NHTSA's Notice of Proposed Rulemaking (NPRM) specifies a new impactor test on the glazing material of side and rear windows and glass panels on the roof of motorcoaches and large buses. The test simulates an unbelted occupant impacting a window on the opposite side of the bus during a bus rollover crash. The proposal would drive the installation of advanced glazing and improved emergency exit latches in motorcoaches and large buses.

Preventing occupant ejection is a high priority for the USDOT and NHTSA, as noted in the Motorcoach Safety Action Plan. NHTSA has taken a multifaceted approach to addressing this safety problem. In 2013, the agency issued a final rule requiring that seatbelts at all seating positions in motorcoaches to mitigate occupant ejection and improve crash protection.
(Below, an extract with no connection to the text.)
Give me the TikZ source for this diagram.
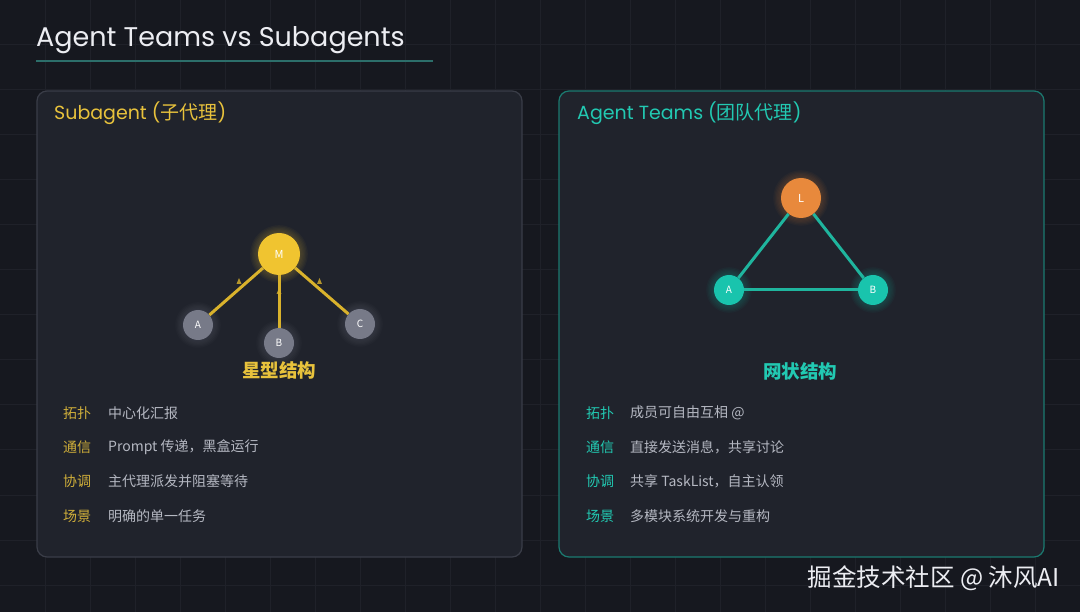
\documentclass[tikz,border=0pt]{standalone}
\usepackage{fontspec}
\setmainfont{Poppins}
\newfontfamily\cjk{Noto Sans CJK SC}
\usetikzlibrary{calc}
\definecolor{bgc}{HTML}{16181F}
\definecolor{gridc}{HTML}{1F2129}
\definecolor{panelc}{HTML}{20232C}
\definecolor{lborder}{HTML}{3A3D48}
\definecolor{rborder}{HTML}{1B7A70}
\definecolor{ylw}{HTML}{F0C430}
\definecolor{ylwline}{HTML}{D9B22C}
\definecolor{ylwtext}{HTML}{E8C23C}
\definecolor{ylwlab}{HTML}{CFAE3A}
\definecolor{grayn}{HTML}{777A88}
\definecolor{orng}{HTML}{E8893C}
\definecolor{teal}{HTML}{19C4AD}
\definecolor{tealline}{HTML}{1FB59E}
\definecolor{tealtext}{HTML}{22C9B2}
\definecolor{tealdim}{HTML}{2C6E6A}
\definecolor{valc}{HTML}{B5B8C2}
\definecolor{titlec}{HTML}{ECEDF2}
\newcommand{\glowat}[4]{%
  \foreach \k in {1,...,6}{%
    \fill[#4, opacity=0.04] (#1,#2) circle ({#3+\k*1.3});}}
\tikzset{
  panel/.style={draw, line width=1.2pt, fill=panelc, rounded corners=10pt, minimum width=485pt, minimum height=466pt, inner sep=0pt},
  bignode/.style={circle, inner sep=0pt, minimum size=42pt, text=white, font=\cjk\fontsize{11}{11}\selectfont},
  smallnode/.style={circle, inner sep=0pt, minimum size=30pt, text=white, font=\cjk\fontsize{10}{10}\selectfont},
  ptitle/.style={anchor=west, inner sep=0pt, font=\fontsize{19}{19}\selectfont},
  lab/.style={anchor=west, inner sep=0pt, font=\cjk\fontsize{14}{14}\selectfont},
  val/.style={anchor=west, inner sep=0pt, text=valc, font=\cjk\fontsize{14}{14}\selectfont},
  struct/.style={inner sep=0pt, font=\cjk\bfseries\fontsize{18.5}{18.5}\selectfont},
  tri/.style={fill=ylwline, opacity=0.8}
}
\begin{document}
\begin{tikzpicture}[x=1pt,y=-1pt]
\useasboundingbox (0,0) rectangle (1080,612);
\fill[bgc] (0,0) rectangle (1080,612);
\foreach \gx in {45,90,...,1080} \draw[gridc, line width=1pt] (\gx,0) -- (\gx,612);
\foreach \gy in {45,90,...,612} \draw[gridc, line width=1pt] (0,\gy) -- (1080,\gy);
% title
\node[anchor=base west, inner sep=0pt, text=titlec, font=\fontsize{27}{27}\selectfont] (title) at (36,47) {Agent Teams vs Subagents};
\coordinate (ul1) at (36,61); \coordinate (ul2) at (433,61);
\draw[tealdim, line width=2pt] (ul1) -- (ul2);
% panels
\node[panel, draw=lborder] (lp) at (279.5,324) {};
\node[panel, draw=rborder] (rp) at (801.5,324) {};
\node[ptitle, text=ylwtext] (lt) at (54,113) {Subagent ({\cjk 子代理})};
\node[ptitle, text=tealtext] (rt) at (577,113) {Agent Teams ({\cjk 团队代理})};
% star
\glowat{279}{254}{21}{ylw}
\glowat{198}{325}{15}{grayn}
\glowat{279}{343}{15}{grayn}
\glowat{360}{324}{15}{grayn}
\node[bignode, fill=ylw] (M) at (279,254) {M};
\node[smallnode, fill=grayn] (A) at (198,325) {A};
\node[smallnode, fill=grayn] (B) at (279,343) {B};
\node[smallnode, fill=grayn] (C) at (360,324) {C};
\foreach \n in {A,B,C} \draw[ylwline, line width=3pt] (\n) -- (M);
\fill[tri] (239,278) -- (236.5,284) -- (241.5,284) -- cycle;
\fill[tri] (279,288) -- (276.5,294) -- (281.5,294) -- cycle;
\fill[tri] (319.5,278) -- (317,284) -- (322,284) -- cycle;
\node[struct, text=ylwtext] (sl) at (279,370) {星型结构};
% mesh
\glowat{801}{198}{20}{orng}
\glowat{729}{290}{15}{teal}
\glowat{873}{290}{15}{teal}
\node[bignode, minimum size=40pt, fill=orng] (L) at (801,198) {L};
\node[smallnode, fill=teal] (TA) at (729,290) {A};
\node[smallnode, fill=teal] (TB) at (873,290) {B};
\draw[tealline, line width=3pt] (L) -- (TA);
\draw[tealline, line width=3pt] (L) -- (TB);
\draw[tealline, line width=3pt] (TA) -- (TB);
\node[struct, text=tealtext] (ml) at (800,371) {网状结构};
% left list
\node[lab, text=ylwlab] (l1) at (63,413) {拓扑};
\node[lab, text=ylwlab] (l2) at (63,447) {通信};
\node[lab, text=ylwlab] (l3) at (63,481) {协调};
\node[lab, text=ylwlab] (l4) at (63,516) {场景};
\node[val] (v1) at (108,413) {中心化汇报};
\node[val] (v2) at (108,447) {Prompt 传递，黑盒运行};
\node[val] (v3) at (108,481) {主代理派发并阻塞等待};
\node[val] (v4) at (108,516) {明确的单一任务};
% right list
\node[lab, text=tealtext] (r1) at (586,413) {拓扑};
\node[lab, text=tealtext] (r2) at (586,447) {通信};
\node[lab, text=tealtext] (r3) at (586,481) {协调};
\node[lab, text=tealtext] (r4) at (586,516) {场景};
\node[val] (w1) at (630,413) {成员可自由互相 @};
\node[val] (w2) at (630,447) {直接发送消息，共享讨论};
\node[val] (w3) at (630,481) {共享 TaskList，自主认领};
\node[val] (w4) at (630,516) {多模块系统开发与重构};
% watermark
\node[anchor=east, inner sep=0pt, text=titlec, font=\cjk\fontsize{24.5}{24.5}\selectfont] (wm) at (1060,578) {掘金技术社区 @ 沐风AI};
\end{tikzpicture}
\end{document}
In 2014, NHTSA issued an NPRM for improved rollover structural integrity that would also ensure that window glazing does not pop out of its mounting and that emergency exits do not open inadvertently during a rollover crash.

NHTSA is now proposing performance requirements for preventing the windows and roof panels themselves from becoming ejection portals due to occupant loading during a rollover crash.

NHTSA is also proposing to improve emergency exits in motorcoaches and large buses by requiring that emergency exit latches remain operable after the proposed impact tests and by limiting the protrusions of emergency exit latches into emergency exit window openings to ensure they do not unduly hinder emergency egress.